When building a challenge deck you have 200 points to spend on 10 banes, including exactly 1 villain. Your challenge deck much contain exactly 10 banes in total, no more than 3 henchmen and only 1 villain. Before you begin a game, you shuffle all the banes you purchased other than your villain, then place the villain on the bottom of the deck. For the purpose of gameplay, your challenge deck is considered a location deck where all of your opponent’s characters are located. Whenever a card or effect would cause your challenge deck to be shuffled, first set aside the villain card, then shuffle the remaining cards and return the villain to the bottom of the deck. Finally, ignore all power text that would cause you to summon another card or close a location.
Building your party deck is a little different from building your challenge deck but the core idea that checks to acquire are point costs is the same. Start by selecting two characters with different names and two matching role cards. Then give each character 5 skill feats, 5 power feats and 5 card feats. Now you have 400 points to construct a 40 card deck using boons that match the types and quantities on your characters’ card lists. In addition, in order to include a boon, one of your characters must have the skill required to make the check to acquire listed on each card.
Finally the blessing deck is constructed by combining two of each blessing included in the Rise of the Runelords base set and 10 Blessing of Gods cards. For reference, the blessings are Calistria, Desna, Erastil, Gorum, Iomedae, Irori, Pharasma, Sarenrae, Shelyn, and Torag. Shuffle this deck and place it in easy reach of both players. Each player will begin their turn by flipping the top card of the blessing deck into a face up pile just like in the cooperative game. When the blessing deck is empty, the game ends at the end of that players turn.
When making a check things are done a little differently. After the active player has finalized their dice pool for a check but before they roll for the check, the other player may play any cards that would normally add dice to a dice pool to instead remove that number of dice from their opponent’s dice pool (to a minimum of 1) or cards that would add a fixed amount to the check to instead subtract that amount from the check. Just like on any check, the opponent can only use one card of each type. When removing dice, start with the smallest die and proceed in increasing order. The active player may then play additional cards if able to increase his dice pool followed by his opponent then having the opportunity to play more cards to decrease it. This continues until both players agree to pass, then the check is made as normal.
Play begins with each player presenting their characters and decks then each player drawing cards equal to the highest hand size of their two characters. Each player then chooses a character to make an initiative check using their dexterity skill. Players may play blessings or other cards to increase their dexterity dice pool or decrease their opponents as normal. The player who wins the initiative gets to take the first turn.
Turns proceed exactly as described in the cooperative rules with the exception that after encountering a bane, the active player chooses one of their characters as their primary character for the encounter. That character must make all checks and play all cards during the encounter. Their secondary character can use powers as normal. For the purpose of all checks, the adventure deck number is considered 6.

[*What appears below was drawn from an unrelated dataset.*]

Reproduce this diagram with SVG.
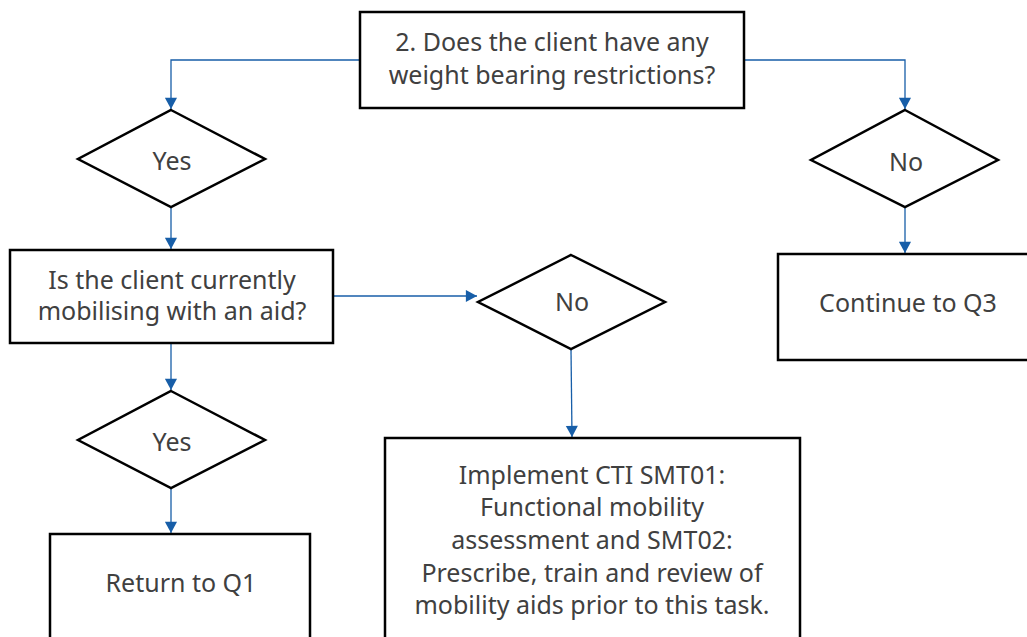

If the active player cannot draw enough cards to reset their hand at the end of the turn their party dies and they lose. If a player defeats their opponent’s villain, they win. If the blessing deck runs out the player with the most cards remaining in their challenge deck wins. In the case of a tie, the player with the most cards remaining in their party deck wins. If there is still a tie, the game is a draw.

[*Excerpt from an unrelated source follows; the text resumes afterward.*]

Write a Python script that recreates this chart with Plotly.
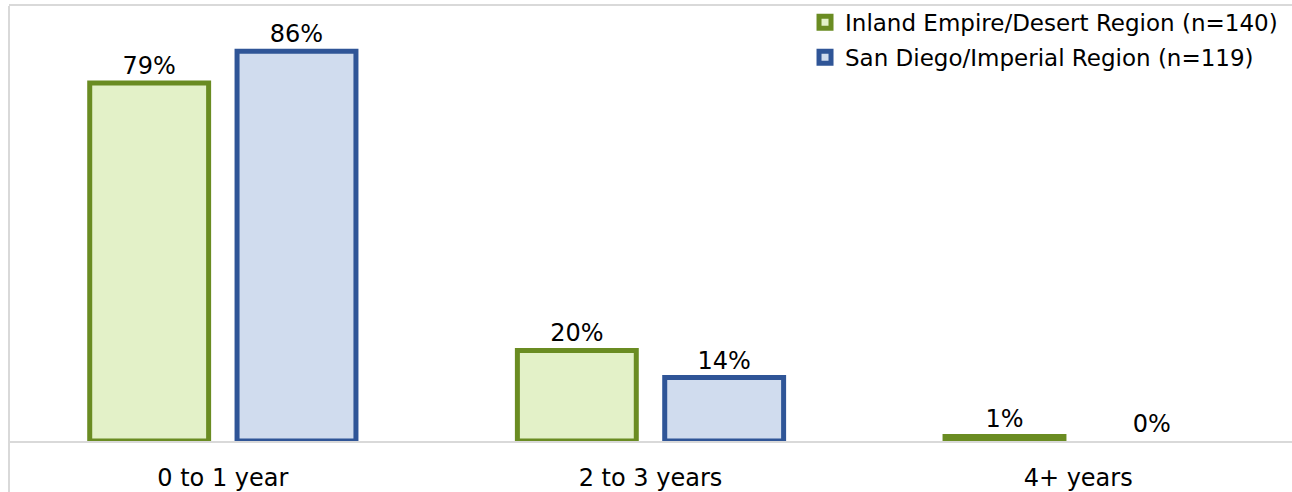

This is still a rough idea and I’m sure there may be some interactions I’ve missed or things that need to be tweaked or clarified but the best way to figure that out was to share this with everyone so people could try it and find anything that needs to be changed. If it gets relatively popular, I plan to maintain a more formal rules document as well as a potential ban list for cards that are overpowered. For now I’d just be happy to hear anyone’s thoughts or read anyone’s deck lists.